#### [REQUIRED WORK]
Leave out the pictures and transcribe everything else exactly.
---- DATA SEGMENT
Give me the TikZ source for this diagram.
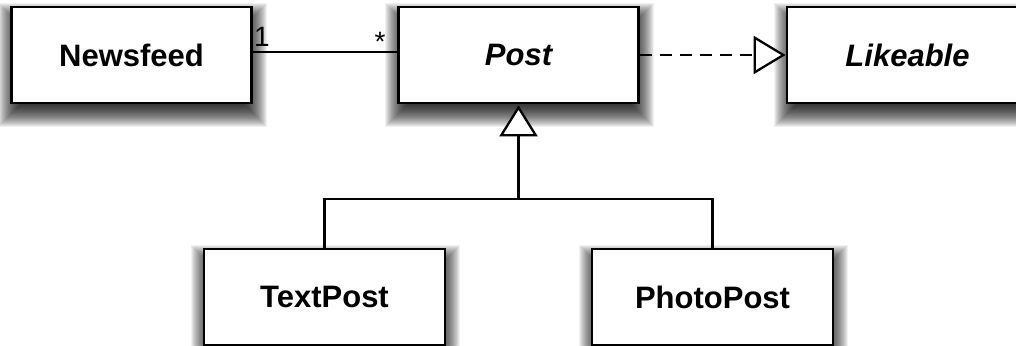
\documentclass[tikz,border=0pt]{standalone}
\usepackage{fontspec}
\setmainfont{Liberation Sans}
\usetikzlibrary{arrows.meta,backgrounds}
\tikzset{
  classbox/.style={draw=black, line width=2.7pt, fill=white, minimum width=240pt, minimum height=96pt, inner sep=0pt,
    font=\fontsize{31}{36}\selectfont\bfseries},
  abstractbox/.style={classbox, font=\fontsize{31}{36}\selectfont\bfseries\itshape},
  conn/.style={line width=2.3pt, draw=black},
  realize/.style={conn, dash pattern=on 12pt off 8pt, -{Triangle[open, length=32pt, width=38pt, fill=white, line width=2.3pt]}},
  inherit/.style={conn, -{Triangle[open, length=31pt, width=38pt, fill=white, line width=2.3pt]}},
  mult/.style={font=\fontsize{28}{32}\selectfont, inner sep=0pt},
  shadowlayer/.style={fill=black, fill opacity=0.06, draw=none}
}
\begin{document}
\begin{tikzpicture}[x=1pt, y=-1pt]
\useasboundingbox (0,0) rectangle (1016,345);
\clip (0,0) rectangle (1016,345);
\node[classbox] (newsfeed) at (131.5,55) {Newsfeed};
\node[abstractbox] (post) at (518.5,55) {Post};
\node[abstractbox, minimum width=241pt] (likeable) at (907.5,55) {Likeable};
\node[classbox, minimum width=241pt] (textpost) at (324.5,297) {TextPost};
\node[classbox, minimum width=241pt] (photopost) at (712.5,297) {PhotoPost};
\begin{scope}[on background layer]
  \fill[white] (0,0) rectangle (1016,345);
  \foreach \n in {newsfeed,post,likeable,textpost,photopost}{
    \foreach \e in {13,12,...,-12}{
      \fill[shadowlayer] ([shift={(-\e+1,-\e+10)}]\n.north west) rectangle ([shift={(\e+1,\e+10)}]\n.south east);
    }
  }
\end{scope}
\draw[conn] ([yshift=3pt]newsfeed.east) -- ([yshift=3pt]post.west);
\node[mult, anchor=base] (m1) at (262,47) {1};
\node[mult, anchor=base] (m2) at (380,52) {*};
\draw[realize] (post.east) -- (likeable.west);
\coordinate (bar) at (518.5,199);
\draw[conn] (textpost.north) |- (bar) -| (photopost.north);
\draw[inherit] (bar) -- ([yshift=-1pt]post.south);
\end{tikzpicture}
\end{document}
--------
#### [PROBLEM SOLUTION]
Give me the TikZ source for this diagram.
\documentclass[tikz,border=0pt]{standalone}
\usepackage{fontspec}
\setmainfont{Liberation Sans}
\usetikzlibrary{arrows.meta,backgrounds}
\tikzset{
  classbox/.style={draw=black, line width=2.7pt, fill=white, minimum width=240pt, minimum height=96pt, inner sep=0pt,
    font=\fontsize{31}{36}\selectfont\bfseries},
  abstractbox/.style={classbox, font=\fontsize{31}{36}\selectfont\bfseries\itshape},
  conn/.style={line width=2.3pt, draw=black},
  realize/.style={conn, dash pattern=on 12pt off 8pt, -{Triangle[open, length=32pt, width=38pt, fill=white, line width=2.3pt]}},
  inherit/.style={conn, -{Triangle[open, length=31pt, width=38pt, fill=white, line width=2.3pt]}},
  mult/.style={font=\fontsize{28}{32}\selectfont, inner sep=0pt},
  shadowlayer/.style={fill=black, fill opacity=0.06, draw=none}
}
\begin{document}
\begin{tikzpicture}[x=1pt, y=-1pt]
\useasboundingbox (0,0) rectangle (1016,345);
\clip (0,0) rectangle (1016,345);
\node[classbox] (newsfeed) at (131.5,55) {Newsfeed};
\node[abstractbox] (post) at (518.5,55) {Post};
\node[abstractbox, minimum width=241pt] (likeable) at (907.5,55) {Likeable};
\node[classbox, minimum width=241pt] (textpost) at (324.5,297) {TextPost};
\node[classbox, minimum width=241pt] (photopost) at (712.5,297) {PhotoPost};
\begin{scope}[on background layer]
  \fill[white] (0,0) rectangle (1016,345);
  \foreach \n in {newsfeed,post,likeable,textpost,photopost}{
    \foreach \e in {13,12,...,-12}{
      \fill[shadowlayer] ([shift={(-\e+1,-\e+10)}]\n.north west) rectangle ([shift={(\e+1,\e+10)}]\n.south east);
    }
  }
\end{scope}
\draw[conn] ([yshift=3pt]newsfeed.east) -- ([yshift=3pt]post.west);
\node[mult, anchor=base] (m1) at (262,47) {1};
\node[mult, anchor=base] (m2) at (380,52) {*};
\draw[realize] (post.east) -- (likeable.west);
\coordinate (bar) at (518.5,199);
\draw[conn] (textpost.north) |- (bar) -| (photopost.north);
\draw[inherit] (bar) -- ([yshift=-1pt]post.south);
\end{tikzpicture}
\end{document}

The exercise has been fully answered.